__Source excerpt__
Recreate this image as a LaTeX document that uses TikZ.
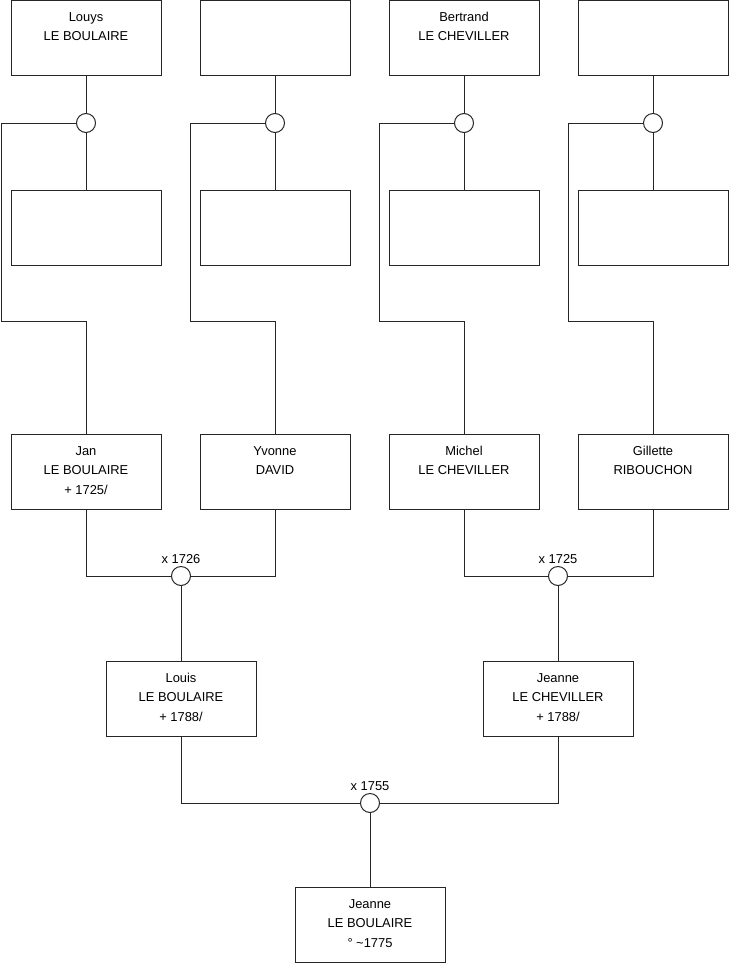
\documentclass[tikz,border=0pt]{standalone}
\usepackage{fontspec}
\setmainfont{Liberation Sans}
\usepackage{tikz}
\usetikzlibrary{positioning}
\newcommand{\who}[1]{\begin{tabular}[t]{@{}c@{}}#1\end{tabular}}

\begin{document}
\begin{tikzpicture}[
    x=1pt, y=-1pt,
    font=\fontsize{12.9}{19.6}\selectfont,
    person/.style={rectangle, draw=black!85, line width=1pt,
                   minimum width=150pt, minimum height=75pt,
                   inner sep=0pt, text height=20.5pt, text depth=54.5pt},
    union/.style={circle, draw=black!85, line width=1pt, fill=white,
                  minimum size=19pt, inner sep=0pt},
    link/.style={line width=1pt, black!85},
    date/.style={label={[inner sep=2pt]above:#1}}
]
\useasboundingbox (0,0) rectangle (740,975);

% Oldest generation
\node[person] (louys) at (86,38) {\who{Louys\\LE BOULAIRE}};
\node[person] (gp2) at (275,38) {};
\node[person] (bertrand) at (464,38) {\who{Bertrand\\LE CHEVILLER}};
\node[person] (gp4) at (653,38) {};

\node[union] (u1) at (86,123) {};
\node[union] (u2) at (275,123) {};
\node[union] (u3) at (464,123) {};
\node[union] (u4) at (653,123) {};

\node[person, below=114pt of louys] (sp1) {};
\node[person, below=114pt of gp2] (sp2) {};
\node[person, below=114pt of bertrand] (sp3) {};
\node[person, below=114pt of gp4] (sp4) {};

% Parents of the couples
\node[person] (jan) at (86,472) {\who{Jan\\LE BOULAIRE\\+ 1725/}};
\node[person] (yvonne) at (275,472) {\who{Yvonne\\DAVID}};
\node[person] (michel) at (464,472) {\who{Michel\\LE CHEVILLER}};
\node[person] (gillette) at (653,472) {\who{Gillette\\RIBOUCHON}};

\coordinate (k1) at (1,321);
\coordinate (k2) at (190,321);
\coordinate (k3) at (379,321);
\coordinate (k4) at (568,321);

% Couples
\node[union, date=x 1726] (m1) at (181,576) {};
\node[union, date=x 1725] (m2) at (558,576) {};

\node[person] (louis) at (181,699) {\who{Louis\\LE BOULAIRE\\+ 1788/}};
\node[person] (jeanne) at (558,699) {\who{Jeanne\\LE CHEVILLER\\+ 1788/}};

\node[union, date=x 1755] (m3) at (370,803) {};
\node[person] (child) at (370,925) {\who{Jeanne\\LE BOULAIRE\\\textdegree{} \textasciitilde1775}};

% Links
\draw[link] (louys) -- (u1) -- (sp1);
\draw[link] (gp2) -- (u2) -- (sp2);
\draw[link] (bertrand) -- (u3) -- (sp3);
\draw[link] (gp4) -- (u4) -- (sp4);

\draw[link] (u1.west) -| (k1) -| (jan);
\draw[link] (u2.west) -| (k2) -| (yvonne);
\draw[link] (u3.west) -| (k3) -| (michel);
\draw[link] (u4.west) -| (k4) -| (gillette);

\draw[link] (jan) |- (m1) -| (yvonne);
\draw[link] (michel) |- (m2) -| (gillette);
\draw[link] (m1) -- (louis);
\draw[link] (m2) -- (jeanne);

\draw[link] (louis) |- (m3) -| (jeanne);
\draw[link] (m3) -- (child);

\end{tikzpicture}
\end{document}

__Stated problem__
Leave the pictures out and reproduce exactly the lines from the top of the listing above through the line with "(u4) -- (sp4);".

__Finished answer__
Recreate this image as a LaTeX document that uses TikZ.
\documentclass[tikz,border=0pt]{standalone}
\usepackage{fontspec}
\setmainfont{Liberation Sans}
\usepackage{tikz}
\usetikzlibrary{positioning}
\newcommand{\who}[1]{\begin{tabular}[t]{@{}c@{}}#1\end{tabular}}

\begin{document}
\begin{tikzpicture}[
    x=1pt, y=-1pt,
    font=\fontsize{12.9}{19.6}\selectfont,
    person/.style={rectangle, draw=black!85, line width=1pt,
                   minimum width=150pt, minimum height=75pt,
                   inner sep=0pt, text height=20.5pt, text depth=54.5pt},
    union/.style={circle, draw=black!85, line width=1pt, fill=white,
                  minimum size=19pt, inner sep=0pt},
    link/.style={line width=1pt, black!85},
    date/.style={label={[inner sep=2pt]above:#1}}
]
\useasboundingbox (0,0) rectangle (740,975);

% Oldest generation
\node[person] (louys) at (86,38) {\who{Louys\\LE BOULAIRE}};
\node[person] (gp2) at (275,38) {};
\node[person] (bertrand) at (464,38) {\who{Bertrand\\LE CHEVILLER}};
\node[person] (gp4) at (653,38) {};

\node[union] (u1) at (86,123) {};
\node[union] (u2) at (275,123) {};
\node[union] (u3) at (464,123) {};
\node[union] (u4) at (653,123) {};

\node[person, below=114pt of louys] (sp1) {};
\node[person, below=114pt of gp2] (sp2) {};
\node[person, below=114pt of bertrand] (sp3) {};
\node[person, below=114pt of gp4] (sp4) {};

% Parents of the couples
\node[person] (jan) at (86,472) {\who{Jan\\LE BOULAIRE\\+ 1725/}};
\node[person] (yvonne) at (275,472) {\who{Yvonne\\DAVID}};
\node[person] (michel) at (464,472) {\who{Michel\\LE CHEVILLER}};
\node[person] (gillette) at (653,472) {\who{Gillette\\RIBOUCHON}};

\coordinate (k1) at (1,321);
\coordinate (k2) at (190,321);
\coordinate (k3) at (379,321);
\coordinate (k4) at (568,321);

% Couples
\node[union, date=x 1726] (m1) at (181,576) {};
\node[union, date=x 1725] (m2) at (558,576) {};

\node[person] (louis) at (181,699) {\who{Louis\\LE BOULAIRE\\+ 1788/}};
\node[person] (jeanne) at (558,699) {\who{Jeanne\\LE CHEVILLER\\+ 1788/}};

\node[union, date=x 1755] (m3) at (370,803) {};
\node[person] (child) at (370,925) {\who{Jeanne\\LE BOULAIRE\\\textdegree{} \textasciitilde1775}};

% Links
\draw[link] (louys) -- (u1) -- (sp1);
\draw[link] (gp2) -- (u2) -- (sp2);
\draw[link] (bertrand) -- (u3) -- (sp3);
\draw[link] (gp4) -- (u4) -- (sp4);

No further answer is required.